Fan productivity has long been conceptualized as a form of “women’s work,” transformative labors of love that, due to their affective origins, often go unacknowledged and uncompensated as labor. In my analysis of the gendered representation of material fan labor on the Syfy docuseries Heroes of Cosplay, and fan responses to those representations on the tumblr Heroes of Cosplay Confessions, I contend that professionalized female fans are represented and received differently from their fanboy counterparts, whose capacity to professionalize their labor is rarely scrutinized.

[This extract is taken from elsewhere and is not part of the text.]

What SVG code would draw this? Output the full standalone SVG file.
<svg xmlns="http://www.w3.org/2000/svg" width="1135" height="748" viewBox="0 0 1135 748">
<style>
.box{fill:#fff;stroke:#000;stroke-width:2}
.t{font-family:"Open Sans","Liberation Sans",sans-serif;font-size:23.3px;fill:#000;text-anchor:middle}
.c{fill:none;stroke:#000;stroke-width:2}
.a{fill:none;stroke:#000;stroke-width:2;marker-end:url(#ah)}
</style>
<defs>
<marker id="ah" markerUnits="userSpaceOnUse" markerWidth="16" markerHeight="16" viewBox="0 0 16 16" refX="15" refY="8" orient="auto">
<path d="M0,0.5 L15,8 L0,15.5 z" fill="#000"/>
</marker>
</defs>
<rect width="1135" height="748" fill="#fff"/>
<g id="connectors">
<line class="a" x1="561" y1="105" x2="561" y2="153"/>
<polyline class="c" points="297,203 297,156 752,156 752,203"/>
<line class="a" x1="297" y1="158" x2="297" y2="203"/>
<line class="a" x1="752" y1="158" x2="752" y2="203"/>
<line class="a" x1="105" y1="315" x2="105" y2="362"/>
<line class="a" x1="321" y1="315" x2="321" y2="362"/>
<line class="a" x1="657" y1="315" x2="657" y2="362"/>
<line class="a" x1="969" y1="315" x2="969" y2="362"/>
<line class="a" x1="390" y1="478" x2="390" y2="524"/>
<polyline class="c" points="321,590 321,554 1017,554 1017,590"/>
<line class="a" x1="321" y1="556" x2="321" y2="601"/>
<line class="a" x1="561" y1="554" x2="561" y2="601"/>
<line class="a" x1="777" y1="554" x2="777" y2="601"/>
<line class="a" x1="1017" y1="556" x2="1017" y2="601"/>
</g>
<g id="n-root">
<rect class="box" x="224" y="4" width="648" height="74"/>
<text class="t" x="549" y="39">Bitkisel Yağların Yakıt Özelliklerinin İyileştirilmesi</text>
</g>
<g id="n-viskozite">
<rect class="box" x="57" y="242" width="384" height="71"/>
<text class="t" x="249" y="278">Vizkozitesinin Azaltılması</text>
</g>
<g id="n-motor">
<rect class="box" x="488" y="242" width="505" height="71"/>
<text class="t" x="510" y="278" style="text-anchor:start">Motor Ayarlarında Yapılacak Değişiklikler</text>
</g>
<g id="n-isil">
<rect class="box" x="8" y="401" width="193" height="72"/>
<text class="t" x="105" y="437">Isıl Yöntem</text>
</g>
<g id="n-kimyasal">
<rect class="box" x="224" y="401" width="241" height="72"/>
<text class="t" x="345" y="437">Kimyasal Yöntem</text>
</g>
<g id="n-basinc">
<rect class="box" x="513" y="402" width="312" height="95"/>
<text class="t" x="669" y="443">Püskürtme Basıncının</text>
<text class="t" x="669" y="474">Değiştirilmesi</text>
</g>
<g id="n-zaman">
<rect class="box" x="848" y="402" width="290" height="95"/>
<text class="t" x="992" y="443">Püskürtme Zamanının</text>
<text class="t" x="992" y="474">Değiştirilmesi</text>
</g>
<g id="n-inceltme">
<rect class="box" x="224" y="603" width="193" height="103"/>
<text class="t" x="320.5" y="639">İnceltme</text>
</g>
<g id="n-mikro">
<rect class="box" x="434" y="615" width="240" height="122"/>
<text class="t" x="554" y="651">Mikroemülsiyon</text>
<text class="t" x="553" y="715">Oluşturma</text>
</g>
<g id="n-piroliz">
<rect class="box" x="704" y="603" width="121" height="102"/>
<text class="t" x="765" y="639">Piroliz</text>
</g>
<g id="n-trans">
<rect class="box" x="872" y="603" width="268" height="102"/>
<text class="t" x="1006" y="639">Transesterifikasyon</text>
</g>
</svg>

Though the show purports to celebrate the craftsmanship, creativity, and commercial drive of female fans, it frequently and subtly implies that the male friends and partners of the show’s predominantly female cast are the true “heroes,” fabricating costumes and props behind the scenes. As a result, fannish production as a form of “women’s work” is visible and valorized, but only because men are performing this (often uncredited or invisible) labor. As this collection of clips and corresponding fan “confessions” from episode 1.2 suggests, the show cultivates an echo chamber between text and fan paratext, in which the labor of male partners and friends are presented as both integral to and actively alienated by the show’s female subjects. Thus, from the early fabrications scenes, in which the voiceover intones “Victoria has Jinyo hard at work,” to scenes in which Victoria berates Jinyo for issues with the costume’s construction, to the pointedly uncomfortable reaction shot of Jinyo during the judging process as Victoria sidesteps a question about how much of the costume she personally fabricated, fan confessions inevitably inquire why Victoria is featured in the show’s opening credits.

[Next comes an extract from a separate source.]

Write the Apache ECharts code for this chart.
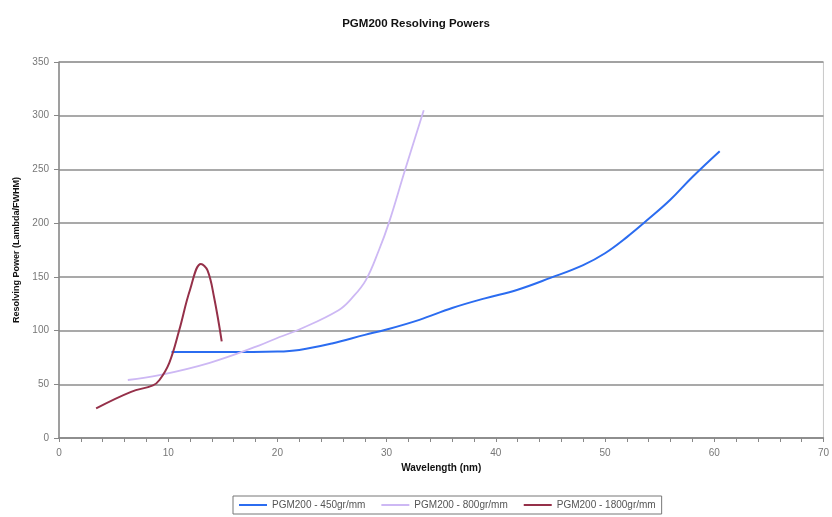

My In Focus piece may have captured a moment in the show that has since passed: the subsequent season of Heroes of Cosplay added two more male “heroes” to the cast, and the Heroes of Cosplay Confessions Tumblr is now dormant. However, its call to consider how media representations reflect (and fan responses potentially refine or refract) longstanding tensions and inequities surrounding gendered fan labor and professionalization remains vital.